Stop Torturing Your Colleagues with DSLs

2 min read Original article ↗

DSLs: Glamorous Yet Isolated Islands

DSLs often feel like magical tools that can solve all problems, making you feel like a god with the power to create worlds. In reality, they are more akin to isolated islands adorned with shiny decorations but riddled with traps, venomous snakes, and wild beasts. Only a select few “natives” — the developers who participated in their creation — can navigate these islands with ease.

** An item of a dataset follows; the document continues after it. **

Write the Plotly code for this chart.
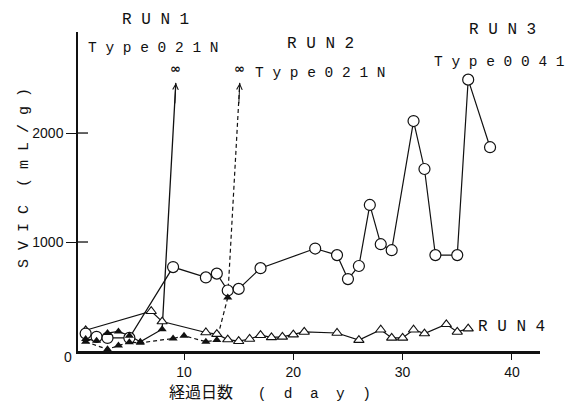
import plotly.graph_objects as go

# ---- data ----
run3_days = [1, 2, 3, 5, 9, 12, 13, 14, 15, 17, 22, 24, 25, 26, 27, 28, 29, 31, 32, 33, 35, 36, 38]
run3_svi = [160, 130, 120, 120, 770, 675, 710, 555, 570, 760, 940, 880, 660, 780, 1340, 980, 925,
            2110, 1670, 880, 880, 2490, 1870]

run4_days = [1, 7, 8, 12, 13, 14, 15, 16, 17, 18, 19, 20, 21, 24, 26, 28, 29, 30, 31, 32, 34, 35, 36]
run4_svi = [190, 365, 270, 170, 155, 105, 90, 110, 145, 125, 130, 150, 175, 165, 100, 195, 120,
            120, 195, 160, 245, 175, 205]

run1_days = [1, 2, 3, 4, 5, 6, 8]
run1_svi = [110, 95, 165, 180, 140, 85, 200]
run1_inf_day = 9.25   # SVI -> infinity

run2_days = [1, 3, 4, 5, 6, 9, 10, 12, 13, 14]
run2_svi = [85, 15, 50, 80, 75, 115, 140, 85, 100, 490]
run2_inf_day = 15.1   # SVI -> infinity

inf_level = 2460      # where the "infinity" arrows end

x_ticks = [10, 20, 30, 40]
y_ticks = [1000, 2000]

MONO = "Liberation Mono"
SANS = "Liberation Sans"
BLACK = "#111111"

fig = go.Figure()

# RUN1 solid line to infinity
fig.add_trace(go.Scatter(x=run1_days + [run1_inf_day], y=run1_svi + [inf_level], mode="lines",
                         line=dict(color=BLACK, width=1.3), showlegend=False, hoverinfo="skip"))
# RUN2 dashed line to infinity
fig.add_trace(go.Scatter(x=run2_days + [run2_inf_day], y=run2_svi + [inf_level], mode="lines",
                         line=dict(color=BLACK, width=1.2, dash="4px,3px"), showlegend=False,
                         hoverinfo="skip"))
# RUN4 open triangles
fig.add_trace(go.Scatter(x=run4_days, y=run4_svi, mode="lines+markers",
                         line=dict(color=BLACK, width=1.2),
                         marker=dict(symbol="triangle-up", size=9, color="white",
                                     line=dict(color=BLACK, width=1.1)),
                         showlegend=False))
# RUN3 open circles
fig.add_trace(go.Scatter(x=run3_days, y=run3_svi, mode="lines+markers",
                         line=dict(color=BLACK, width=1.2),
                         marker=dict(symbol="circle", size=11, color="white",
                                     line=dict(color=BLACK, width=1.2)),
                         showlegend=False))
# RUN1 / RUN2 filled triangle markers
fig.add_trace(go.Scatter(x=run1_days, y=run1_svi, mode="markers",
                         marker=dict(symbol="triangle-up", size=8, color=BLACK),
                         showlegend=False))
fig.add_trace(go.Scatter(x=run2_days, y=run2_svi, mode="markers",
                         marker=dict(symbol="triangle-up", size=8, color=BLACK),
                         showlegend=False))

ann = []
# arrowheads + infinity signs
for xd in (run1_inf_day, run2_inf_day):
    ann.append(dict(x=xd, y=inf_level, xref="x", yref="y", ax=-1, ay=22, showarrow=True,
                    arrowhead=5, arrowsize=1.1, arrowwidth=1, arrowcolor=BLACK, text=""))
    ann.append(dict(x=xd, y=inf_level, xref="x", yref="y", text="<b>∞</b>", showarrow=False,
                    yanchor="bottom", yshift=5, font=dict(family="DejaVu Sans", size=13, color=BLACK)))

L, R, T, B = 78, 26, 32, 51
W, H = 566 - L - R, 402 - T - B


def txt(s, px, py, size=15, fam=MONO, **kw):
    """Text placed by page-pixel centre, converted to plot-area paper coords."""
    d = dict(text=s, x=(px - L) / W, y=(402 - B - py) / H, xref="paper", yref="paper",
             showarrow=False, font=dict(family=fam, size=size, color=BLACK),
             xanchor="center", yanchor="middle")
    d.update(kw)
    return d


labels = [
    ("R U N 1", 155, 20, 16), ("T y p e 0 2 1 N", 153, 48, 14.5),
    ("R U N 2", 320, 44, 16), ("T y p e 0 2 1 N", 320, 73, 14.5),
    ("R U N 3", 502, 30, 16), ("T y p e 0 0 4 1", 499, 62, 14.5),
    ("R U N 4", 511, 327, 16),
]
for s, px, py, sz in labels:
    ann.append(txt(s, px, py, sz))

ann.append(txt("0", 68, 357, 14, SANS))
ann.append(txt("S V I C  ( m L / g )", 25, 178, 15, MONO, textangle=-90))
ann.append(txt("<span style='font-family:Noto Sans CJK JP;font-size:16px'>経過日数　</span>"
               " (  d  a  y  )", 270, 391, 14.5, MONO, borderpad=0))

# inner half of the y ticks
shapes = [dict(type="line", xref="paper", yref="y", x0=0, x1=10 / W, y0=v, y1=v,
               line=dict(color=BLACK, width=1.3)) for v in y_ticks]

fig.update_layout(
    width=566, height=402,
    margin=dict(l=L, r=R, t=T, b=B, autoexpand=False),
    paper_bgcolor="white", plot_bgcolor="white",
    annotations=ann, shapes=shapes,
    xaxis=dict(range=[0.30, 42.57], tickvals=x_ticks, ticks="outside", ticklen=6, tickwidth=1.2,
               tickcolor=BLACK, showgrid=False, zeroline=False, showline=True, linecolor=BLACK,
               linewidth=2.5, automargin=False, tickfont=dict(family=SANS, size=14, color=BLACK)),
    yaxis=dict(range=[0, 2927], tickvals=y_ticks, ticks="outside", ticklen=10, tickwidth=1.3,
               tickcolor=BLACK, showgrid=False, zeroline=False, showline=True, linecolor=BLACK,
               linewidth=1.5, automargin=False, tickfont=dict(family=SANS, size=14, color=BLACK)),
)

fig.write_html("out.html", config={"displayModeBar": False},
               post_script="document.body.style.margin='0';document.body.style.overflow='hidden';")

Why is that? Because DSLs often address surface-level problems while introducing deeper challenges:

  • Steep learning curves
  • Maintenance headaches
  • Communication barriers
  • Lack of community support

Creating such an island may seem cool, but it ends up stranding your team in a maze of complexity.

When you decide to invent a DSL, what you’re essentially doing is forcing your team to learn a brand-new language designed to solve a very narrow set of problems. This is akin to telling your colleagues:
“Hey, I’ve invented a new language to solve problem X. Now you all have to learn it, or you’ll be too outdated.”
This approach is, frankly, selfish.

Even worse, many DSL creators aren’t experts in language design. This means the language is often riddled with flaws and limitations from the start. So, your team isn’t just learning a new language — they’re also battling a flawed system. And when the DSL’s original creators — the “natives” — leave the team, they often take with them the knowledge needed to maintain it. The remaining team members are left stranded, faced with cryptic symbols and unmaintainable code, like being abandoned on an unfamiliar island.